On Friday night, the four remaining miners known to have survived a December 25 mine collapse in eastern China were finally pulled to the surface.
Rescuers pulled the miners one by one from the collapsed gypsum mine in eastern China's Pingyi County, with video showing the cable lifting them by a harness.
The rescues were shown on state-run China Central Television. As one of the miners put his feet back on the surface, workers in orange coats and helmets surrounded him as a crowd of reporters and photographers moved in just behind them to record the spectacle.
The miner was put on a gurney and then into an ambulance.
Information on the miners' conditions wasn't immediately available.
At least 1 dead; 13 others missing
Twenty-nine people were working in the gypsum mine on December 25 when it collapsed, CCTV has reported. At least one died, 11 escaped, and 17 were believed to be trapped underground.
Five days later, rescuers who lowered infrared cameras into the mine found four survivors, CCTV reported.

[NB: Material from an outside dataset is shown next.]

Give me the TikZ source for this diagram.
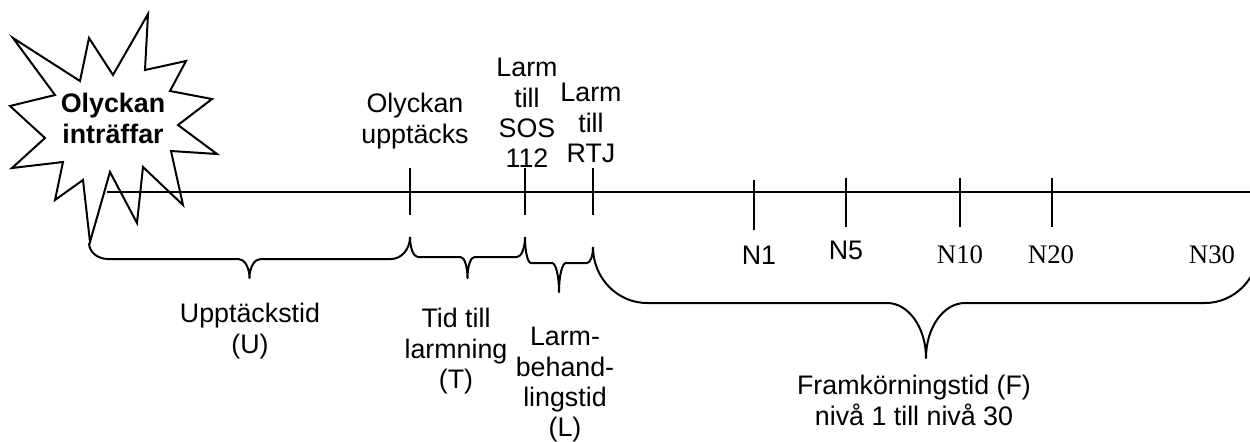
\documentclass[tikz,border=0pt]{standalone}
\usepackage{fontspec}
\setmainfont{Liberation Sans}
\newfontfamily\serifN{Liberation Serif}
% #1 x1, #2 y1, #3 x2, #4 y2, #5 y of flat part, #6 y of tip, #7 end radius, #8 middle radius
\newcommand\wbrace[8]{%
\draw[brace] (#1,#2) .. controls (#1,{#2+0.552*(#5-#2)}) and ({#1+0.448*#7},#5) .. ({#1+#7},#5)
 -- ({(#1+#3)/2-#8},#5) .. controls ({(#1+#3)/2-0.448*#8},#5) and ({(#1+#3)/2},{#5+0.448*(#6-#5)}) .. ({(#1+#3)/2},#6)
 .. controls ({(#1+#3)/2},{#5+0.448*(#6-#5)}) and ({(#1+#3)/2+0.448*#8},#5) .. ({(#1+#3)/2+#8},#5)
 -- ({#3-#7},#5) .. controls ({#3-0.448*#7},#5) and (#3,{#4+0.552*(#5-#4)}) .. (#3,#4);}
\begin{document}
\begin{tikzpicture}[x=0.5pt,y=-0.5pt,
  lbl/.style={font=\fontsize{13.4}{15.15}\selectfont, align=center, inner sep=0pt, anchor=north},
  burstlbl/.style={font=\fontsize{13.4}{15.15}\selectfont\bfseries, align=center, inner sep=0pt, anchor=north},
  nsans/.style={font=\fontsize{13.4}{15}\selectfont, inner sep=0pt, anchor=base},
  nserif/.style={font=\serifN\fontsize{13.4}{15}\selectfont, inner sep=0pt, anchor=base},
  axis/.style={line width=1pt},
  tickmark/.style={line width=0.9pt},
  brace/.style={line width=1pt, line join=round},
  burst/.style={line width=1pt, line join=miter, fill=white}]
\useasboundingbox (0,0) rectangle (1250,441);
\clip (0,0) rectangle (1250,441);
% starburst
\draw[burst] (13,38) -- (80,81) -- (89,38) -- (113,75) -- (148,14) -- (145,70)
  -- (186,61) -- (170,91) -- (212,99) -- (178,125) -- (217,154) -- (171,151)
  -- (183,205) -- (143,167) -- (137,223) -- (110,172) -- (90,242) -- (83,180)
  -- (55,200) -- (63,162) -- (12,168) -- (45,138) -- (10,106) -- (55,95) -- cycle;
\node[burstlbl] (burst) at (113,93) {Olyckan\\inträffar};
% time axis
\coordinate (axstart) at (107,192);
\coordinate (axend) at (1250,192);
\draw[axis] (axstart) -- (axend);
% upper ticks
\coordinate (tU) at (410,192);
\coordinate (tS) at (525,192);
\coordinate (tR) at (593,192);
\foreach \c in {tU,tS,tR} \draw[tickmark] (\c) ++(0,-24) -- ++(0,47);
% lower ticks
\coordinate (n1) at (754,192);
\coordinate (n5) at (846,192);
\coordinate (n10) at (960,192);
\coordinate (n20) at (1052,192);
\draw[tickmark] (n1) ++(0,-12) -- ++(0,50);
\foreach \c in {n5,n10,n20} \draw[tickmark] (\c) ++(0,-14) -- ++(0,49);
% upper labels
\node[lbl] (upptacks) at (415,93) {Olyckan\\upptäcks};
\node[lbl] (sos) at (527,58) {Larm\\till\\SOS\\112};
\node[lbl] (rtj) at (591,83) {Larm\\till\\RTJ};
% level labels
\node[nsans] (N1) at (759,264) {N1};
\node[nsans] (N5) at (846,259) {N5};
\node[nserif] (N10) at (960,263) {N10};
\node[nserif] (N20) at (1051,263) {N20};
\node[nserif] (N30) at (1212,263) {N30};
% braces
\wbrace{89}{243}{410}{237}{259}{278}{19}{11}
\wbrace{410}{237}{525}{237}{257}{278}{8}{7}
\wbrace{525}{237}{593}{247}{263}{292}{6}{7}
\wbrace{593}{247}{1259}{247}{303}{358}{54}{39}
% lower labels
\node[lbl] (U) at (250,303) {Upptäckstid\\(U)};
\node[lbl] (T) at (456,308) {Tid till\\larmning\\(T)};
\node[lbl] (L) at (565,327) {Larm-\\behand-\\lingstid\\(L)};
\node[lbl] (F) at (914,375) {Framkörningstid (F)\\nivå 1 till nivå 30};
\end{tikzpicture}
\end{document}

Through narrow relief holes that were drilled, rescuers lowered food, lamps and clothes to the four. The 13 other miners are still missing.
Over time, rescuers drilled a wide hole toward the four survivors. The rescuers initially planned to lower a man-size capsule
to the four, CCTV reported this month.
That would have been similar to a method used in 2010 to rescue 33 miners who were trapped 2,300 feet underground in a Chilean mine
for more than two months.
Friday's CCTV footage did not show any capsule as the miners appeared above ground. Rather, the video showed the miners emerging from a hole in a platform over the mine, wearing a harness attached to a cable that was pulling them up.
The owner of the mine, Ma Congbo, chief executive of Yurong Trade Co., committed suicide two days after the collapse by jumping into a mine well. Four county-level officials were fired on December 29, one day before the survivors were found, according to Xinhua, the Chinese government news agency.